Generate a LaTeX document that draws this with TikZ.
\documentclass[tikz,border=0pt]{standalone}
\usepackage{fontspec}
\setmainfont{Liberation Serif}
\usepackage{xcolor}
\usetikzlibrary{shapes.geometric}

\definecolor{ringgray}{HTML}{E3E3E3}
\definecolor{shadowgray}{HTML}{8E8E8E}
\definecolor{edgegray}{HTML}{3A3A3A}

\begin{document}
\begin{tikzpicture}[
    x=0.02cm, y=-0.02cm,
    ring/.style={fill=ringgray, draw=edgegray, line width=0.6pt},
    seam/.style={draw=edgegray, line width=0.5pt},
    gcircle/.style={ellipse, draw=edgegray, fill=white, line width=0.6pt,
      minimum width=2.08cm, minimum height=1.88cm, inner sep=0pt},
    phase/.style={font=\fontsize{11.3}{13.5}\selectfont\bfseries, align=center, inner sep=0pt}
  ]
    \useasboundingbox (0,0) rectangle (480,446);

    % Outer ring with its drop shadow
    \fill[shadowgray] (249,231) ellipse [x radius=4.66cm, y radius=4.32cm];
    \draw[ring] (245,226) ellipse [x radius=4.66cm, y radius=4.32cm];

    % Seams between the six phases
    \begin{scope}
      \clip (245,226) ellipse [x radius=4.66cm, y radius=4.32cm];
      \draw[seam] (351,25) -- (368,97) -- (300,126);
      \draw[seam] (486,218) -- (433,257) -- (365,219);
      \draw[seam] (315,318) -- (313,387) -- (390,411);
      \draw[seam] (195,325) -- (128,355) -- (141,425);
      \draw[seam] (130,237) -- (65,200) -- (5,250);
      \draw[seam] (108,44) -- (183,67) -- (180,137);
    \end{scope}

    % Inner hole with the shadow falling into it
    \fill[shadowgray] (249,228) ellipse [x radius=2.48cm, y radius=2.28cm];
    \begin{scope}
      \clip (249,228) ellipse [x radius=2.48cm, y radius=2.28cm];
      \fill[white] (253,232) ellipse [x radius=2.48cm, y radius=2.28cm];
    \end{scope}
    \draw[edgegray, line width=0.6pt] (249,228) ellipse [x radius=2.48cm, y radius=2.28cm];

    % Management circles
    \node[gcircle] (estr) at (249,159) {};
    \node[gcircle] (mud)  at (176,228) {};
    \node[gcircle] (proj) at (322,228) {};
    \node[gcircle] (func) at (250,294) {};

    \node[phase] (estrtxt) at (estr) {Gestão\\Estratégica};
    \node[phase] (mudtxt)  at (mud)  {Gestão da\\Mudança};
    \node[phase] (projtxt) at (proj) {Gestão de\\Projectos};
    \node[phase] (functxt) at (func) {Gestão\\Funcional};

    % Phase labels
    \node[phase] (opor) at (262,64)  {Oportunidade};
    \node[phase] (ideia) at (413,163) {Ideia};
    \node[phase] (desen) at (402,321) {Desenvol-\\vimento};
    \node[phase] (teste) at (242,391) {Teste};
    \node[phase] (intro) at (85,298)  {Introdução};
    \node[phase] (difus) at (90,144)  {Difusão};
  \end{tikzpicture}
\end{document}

○ ○ ○

> [Required task] Please quote the data above in full, with no line missing.

> [Result below]
Generate a LaTeX document that draws this with TikZ.
\documentclass[tikz,border=0pt]{standalone}
\usepackage{fontspec}
\setmainfont{Liberation Serif}
\usepackage{xcolor}
\usetikzlibrary{shapes.geometric}

\definecolor{ringgray}{HTML}{E3E3E3}
\definecolor{shadowgray}{HTML}{8E8E8E}
\definecolor{edgegray}{HTML}{3A3A3A}

\begin{document}
\begin{tikzpicture}[
    x=0.02cm, y=-0.02cm,
    ring/.style={fill=ringgray, draw=edgegray, line width=0.6pt},
    seam/.style={draw=edgegray, line width=0.5pt},
    gcircle/.style={ellipse, draw=edgegray, fill=white, line width=0.6pt,
      minimum width=2.08cm, minimum height=1.88cm, inner sep=0pt},
    phase/.style={font=\fontsize{11.3}{13.5}\selectfont\bfseries, align=center, inner sep=0pt}
  ]
    \useasboundingbox (0,0) rectangle (480,446);

    % Outer ring with its drop shadow
    \fill[shadowgray] (249,231) ellipse [x radius=4.66cm, y radius=4.32cm];
    \draw[ring] (245,226) ellipse [x radius=4.66cm, y radius=4.32cm];

    % Seams between the six phases
    \begin{scope}
      \clip (245,226) ellipse [x radius=4.66cm, y radius=4.32cm];
      \draw[seam] (351,25) -- (368,97) -- (300,126);
      \draw[seam] (486,218) -- (433,257) -- (365,219);
      \draw[seam] (315,318) -- (313,387) -- (390,411);
      \draw[seam] (195,325) -- (128,355) -- (141,425);
      \draw[seam] (130,237) -- (65,200) -- (5,250);
      \draw[seam] (108,44) -- (183,67) -- (180,137);
    \end{scope}

    % Inner hole with the shadow falling into it
    \fill[shadowgray] (249,228) ellipse [x radius=2.48cm, y radius=2.28cm];
    \begin{scope}
      \clip (249,228) ellipse [x radius=2.48cm, y radius=2.28cm];
      \fill[white] (253,232) ellipse [x radius=2.48cm, y radius=2.28cm];
    \end{scope}
    \draw[edgegray, line width=0.6pt] (249,228) ellipse [x radius=2.48cm, y radius=2.28cm];

    % Management circles
    \node[gcircle] (estr) at (249,159) {};
    \node[gcircle] (mud)  at (176,228) {};
    \node[gcircle] (proj) at (322,228) {};
    \node[gcircle] (func) at (250,294) {};

    \node[phase] (estrtxt) at (estr) {Gestão\\Estratégica};
    \node[phase] (mudtxt)  at (mud)  {Gestão da\\Mudança};
    \node[phase] (projtxt) at (proj) {Gestão de\\Projectos};
    \node[phase] (functxt) at (func) {Gestão\\Funcional};

    % Phase labels
    \node[phase] (opor) at (262,64)  {Oportunidade};
    \node[phase] (ideia) at (413,163) {Ideia};
    \node[phase] (desen) at (402,321) {Desenvol-\\vimento};
    \node[phase] (teste) at (242,391) {Teste};
    \node[phase] (intro) at (85,298)  {Introdução};
    \node[phase] (difus) at (90,144)  {Difusão};
  \end{tikzpicture}
\end{document}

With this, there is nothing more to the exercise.